Two Finks outlaw motorcycle gang members have been jailed over a violent break-in and extortion attempt in Cranbourne West in March 2020.

Joshua Phillips, 36, of Rosebud, and Henry Stowers, 24, of Hampton Park, pleaded guilty in the Victorian County Court to storming the house’s master bedroom with two other armed men to recover an alleged debt.

The pair pleaded guilty to offences including aggravated burglary, extortion, theft, intentionally causing injury and property damage.

Stowers, who was raised in Pakenham, had made three weeks of demands and threats to the Aquatic Drive resident.

At one stage, the victim was told by an unknown male caller to pay “10K by tomorrow or I will put a f***ing bullet in you, you f***ing dog”.

On the night of 26 March, Stowers and Phillips arrived in a stolen Toyota Kluger while the resident and his partner were in bed.

During the two-minute attack, the intruders kicked the locked bedroom door, then smashed it in half with a baseball bat.

All four intruders were masked and carrying weapons including a switch-blade knife, bear mace, a taser, a hand gun and a sawn-off .22-calibre bolt-action rifle.

Stowers demanded “the money” before trying to hit the resident with a baseball bat and to spray him with the mace, as well as punching him to the face.

Another intruder tried to stab the resident in the stomach.

Two males stood behind Stowers and pointed guns at the victim.
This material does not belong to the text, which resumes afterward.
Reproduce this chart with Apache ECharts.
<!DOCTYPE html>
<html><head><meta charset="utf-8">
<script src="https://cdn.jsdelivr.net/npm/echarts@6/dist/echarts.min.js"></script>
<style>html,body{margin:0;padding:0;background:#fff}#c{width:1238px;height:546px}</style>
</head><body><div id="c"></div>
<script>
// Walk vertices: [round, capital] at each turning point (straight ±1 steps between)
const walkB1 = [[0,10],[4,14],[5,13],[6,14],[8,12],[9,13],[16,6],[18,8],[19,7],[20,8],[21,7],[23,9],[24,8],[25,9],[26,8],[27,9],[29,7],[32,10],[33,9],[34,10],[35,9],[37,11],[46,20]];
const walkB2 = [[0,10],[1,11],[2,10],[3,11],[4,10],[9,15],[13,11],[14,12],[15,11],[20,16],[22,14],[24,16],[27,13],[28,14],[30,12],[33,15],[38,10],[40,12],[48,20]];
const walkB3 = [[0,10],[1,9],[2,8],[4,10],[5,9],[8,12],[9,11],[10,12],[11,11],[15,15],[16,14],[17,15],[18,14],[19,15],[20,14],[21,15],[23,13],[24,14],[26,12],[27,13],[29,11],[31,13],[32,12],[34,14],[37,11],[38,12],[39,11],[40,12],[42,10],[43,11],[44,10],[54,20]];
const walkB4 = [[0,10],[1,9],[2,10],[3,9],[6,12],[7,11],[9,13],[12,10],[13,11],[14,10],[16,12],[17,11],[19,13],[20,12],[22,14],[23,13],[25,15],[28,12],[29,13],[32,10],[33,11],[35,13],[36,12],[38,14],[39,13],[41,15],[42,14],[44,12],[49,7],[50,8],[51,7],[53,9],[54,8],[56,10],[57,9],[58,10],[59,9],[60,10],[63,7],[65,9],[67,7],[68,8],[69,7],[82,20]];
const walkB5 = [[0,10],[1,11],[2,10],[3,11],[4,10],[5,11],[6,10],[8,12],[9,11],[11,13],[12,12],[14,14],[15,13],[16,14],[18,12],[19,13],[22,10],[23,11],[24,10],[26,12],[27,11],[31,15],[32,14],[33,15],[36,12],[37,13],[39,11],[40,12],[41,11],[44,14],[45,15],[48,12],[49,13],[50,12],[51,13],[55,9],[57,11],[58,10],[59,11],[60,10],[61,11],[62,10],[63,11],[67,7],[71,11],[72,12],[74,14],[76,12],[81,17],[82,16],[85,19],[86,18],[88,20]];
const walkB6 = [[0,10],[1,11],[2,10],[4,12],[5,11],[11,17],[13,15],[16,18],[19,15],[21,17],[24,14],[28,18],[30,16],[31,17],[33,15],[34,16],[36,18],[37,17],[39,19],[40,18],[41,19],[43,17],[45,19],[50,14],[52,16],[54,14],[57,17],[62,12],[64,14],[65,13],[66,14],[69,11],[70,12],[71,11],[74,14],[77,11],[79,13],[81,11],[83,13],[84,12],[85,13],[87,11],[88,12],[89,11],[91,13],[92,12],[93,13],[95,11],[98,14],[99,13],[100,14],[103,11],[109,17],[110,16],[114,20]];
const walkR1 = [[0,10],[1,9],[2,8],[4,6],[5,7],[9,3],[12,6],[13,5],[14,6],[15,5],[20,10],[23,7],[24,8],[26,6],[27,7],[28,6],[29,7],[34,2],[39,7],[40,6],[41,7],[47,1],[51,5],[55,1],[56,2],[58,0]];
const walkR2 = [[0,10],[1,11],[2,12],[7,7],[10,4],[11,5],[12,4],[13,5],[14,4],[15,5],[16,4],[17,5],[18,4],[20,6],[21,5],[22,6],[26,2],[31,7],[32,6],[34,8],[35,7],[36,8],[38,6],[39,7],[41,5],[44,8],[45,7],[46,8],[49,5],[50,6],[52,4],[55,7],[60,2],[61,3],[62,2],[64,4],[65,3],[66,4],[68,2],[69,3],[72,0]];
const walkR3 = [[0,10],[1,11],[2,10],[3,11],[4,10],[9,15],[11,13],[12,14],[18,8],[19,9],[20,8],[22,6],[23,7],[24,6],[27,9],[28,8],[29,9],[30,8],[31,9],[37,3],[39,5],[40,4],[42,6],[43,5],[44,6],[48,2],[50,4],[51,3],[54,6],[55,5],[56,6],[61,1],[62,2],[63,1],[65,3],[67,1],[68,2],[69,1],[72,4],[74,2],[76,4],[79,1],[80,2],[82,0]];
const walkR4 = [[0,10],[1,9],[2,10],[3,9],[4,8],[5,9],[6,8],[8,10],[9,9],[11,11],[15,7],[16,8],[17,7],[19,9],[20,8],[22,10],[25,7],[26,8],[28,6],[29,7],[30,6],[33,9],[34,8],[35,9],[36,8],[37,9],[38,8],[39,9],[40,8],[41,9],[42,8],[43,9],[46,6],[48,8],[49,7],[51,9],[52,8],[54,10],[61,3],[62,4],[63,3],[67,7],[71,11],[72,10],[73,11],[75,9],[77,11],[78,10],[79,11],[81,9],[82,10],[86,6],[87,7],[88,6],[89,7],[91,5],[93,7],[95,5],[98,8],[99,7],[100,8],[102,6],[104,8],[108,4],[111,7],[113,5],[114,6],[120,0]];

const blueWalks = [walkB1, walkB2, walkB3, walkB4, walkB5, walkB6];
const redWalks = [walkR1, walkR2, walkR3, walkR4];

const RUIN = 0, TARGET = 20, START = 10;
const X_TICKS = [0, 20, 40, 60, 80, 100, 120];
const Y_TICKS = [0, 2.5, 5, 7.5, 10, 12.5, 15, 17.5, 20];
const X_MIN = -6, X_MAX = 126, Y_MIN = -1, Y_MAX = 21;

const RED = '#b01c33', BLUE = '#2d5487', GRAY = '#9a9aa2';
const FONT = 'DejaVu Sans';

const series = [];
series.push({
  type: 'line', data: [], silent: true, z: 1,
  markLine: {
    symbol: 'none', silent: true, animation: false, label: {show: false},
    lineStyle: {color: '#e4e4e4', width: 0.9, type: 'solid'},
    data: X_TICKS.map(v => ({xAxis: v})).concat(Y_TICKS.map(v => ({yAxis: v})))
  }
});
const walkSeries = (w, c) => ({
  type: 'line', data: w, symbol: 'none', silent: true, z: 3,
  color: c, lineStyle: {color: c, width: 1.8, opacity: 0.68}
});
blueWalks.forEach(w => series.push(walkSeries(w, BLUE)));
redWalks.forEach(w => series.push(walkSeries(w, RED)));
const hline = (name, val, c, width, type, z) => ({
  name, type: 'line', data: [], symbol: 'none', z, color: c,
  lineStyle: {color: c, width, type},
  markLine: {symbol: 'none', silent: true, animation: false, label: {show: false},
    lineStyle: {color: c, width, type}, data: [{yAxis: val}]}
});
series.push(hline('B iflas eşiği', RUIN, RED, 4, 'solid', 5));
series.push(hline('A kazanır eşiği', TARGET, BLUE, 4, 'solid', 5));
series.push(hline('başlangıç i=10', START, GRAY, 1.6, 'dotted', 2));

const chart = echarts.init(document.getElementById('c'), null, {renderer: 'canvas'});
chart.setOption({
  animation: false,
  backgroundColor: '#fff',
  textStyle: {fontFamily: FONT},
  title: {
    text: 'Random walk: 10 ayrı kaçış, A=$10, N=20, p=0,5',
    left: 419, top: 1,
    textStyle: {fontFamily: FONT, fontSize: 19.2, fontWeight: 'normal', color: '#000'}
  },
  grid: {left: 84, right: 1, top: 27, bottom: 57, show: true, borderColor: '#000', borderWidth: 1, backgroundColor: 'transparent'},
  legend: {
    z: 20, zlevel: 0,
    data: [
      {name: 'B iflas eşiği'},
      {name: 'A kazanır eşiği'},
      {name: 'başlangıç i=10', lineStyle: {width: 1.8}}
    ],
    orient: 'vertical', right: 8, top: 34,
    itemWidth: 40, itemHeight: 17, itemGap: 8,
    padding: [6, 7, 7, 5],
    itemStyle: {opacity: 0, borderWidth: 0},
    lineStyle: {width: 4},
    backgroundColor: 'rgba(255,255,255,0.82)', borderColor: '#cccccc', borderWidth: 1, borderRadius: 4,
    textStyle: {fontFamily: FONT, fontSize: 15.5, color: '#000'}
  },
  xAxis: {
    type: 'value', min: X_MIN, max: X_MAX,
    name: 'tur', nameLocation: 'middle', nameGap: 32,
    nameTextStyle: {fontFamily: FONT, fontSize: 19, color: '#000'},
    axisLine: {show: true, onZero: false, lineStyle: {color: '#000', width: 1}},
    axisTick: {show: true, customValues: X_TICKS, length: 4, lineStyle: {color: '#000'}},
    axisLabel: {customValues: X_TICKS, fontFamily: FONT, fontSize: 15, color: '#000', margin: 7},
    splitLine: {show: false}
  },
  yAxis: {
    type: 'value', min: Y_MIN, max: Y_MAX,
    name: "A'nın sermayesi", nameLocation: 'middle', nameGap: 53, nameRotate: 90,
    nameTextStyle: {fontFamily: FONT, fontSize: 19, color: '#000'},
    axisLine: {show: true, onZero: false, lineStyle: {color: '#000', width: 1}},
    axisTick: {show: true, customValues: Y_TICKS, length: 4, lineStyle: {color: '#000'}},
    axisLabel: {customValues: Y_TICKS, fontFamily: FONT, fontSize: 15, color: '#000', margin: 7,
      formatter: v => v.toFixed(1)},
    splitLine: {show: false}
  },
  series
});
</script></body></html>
Stowers demanded the resident sign over the title of his car.

Another man living at the house was pursued by an intruder in a ski mask and carrying a taser.

He fled out his bedroom window to a neighbour’s house and called police.

Soon after, the intruders left.

Phillips had been on bail at the time, and unlicensed while driving the Kluger.

On his Snapchat account, Phillips had posed with a mask and baseball bat and sawn-off rifle.

He was found with a Maserati Traguardo watch stolen from the home.

In sentencing on 17 September, County Court judge Felicity Hampel said there was little difference in the pair’s culpability.

Although it appeared to be Stowers’ operation, Phillips was an “enthusiastic” assistant who surveiled the house and added extra “muscle”.

Both accused men had a “significant history of violence and anti-social behaviour”.

Neither were “beyond redemption” but both needed to “take a long hard look at yourself”.

New Zealand-born Sowers arrived in Australia at nine but never became an Australian permanent resident or citizen.

The father-of-three’s visa has been cancelled and he faced likely deportation and separation from his family.

Sowers was “trading on your known association with the Finks ”to instill “real fear” in his victim.

His alleged intoxication with booze and ‘ice’ at the time didn’t reduce his culpability, Judge Hampel said.

Phillips, with a history of substance abuse and mental health issues, was a “follower rather than a leader”. But he was old and experienced enough to know better, the judge said.

For much of his adult life, he’d shown little regard for the law or the rights of others, Judge Hampel said.

Phillips was jailed for up to seven-and-a-half years, including a six-year non-parole period.

He had served 448 days of his term in pre-sentence remand.

Stowers was sentenced to up to nine-and-a-half years, with a seven-and-a-half year non-parole period.

His term included 515 days’ pre-sentence detention.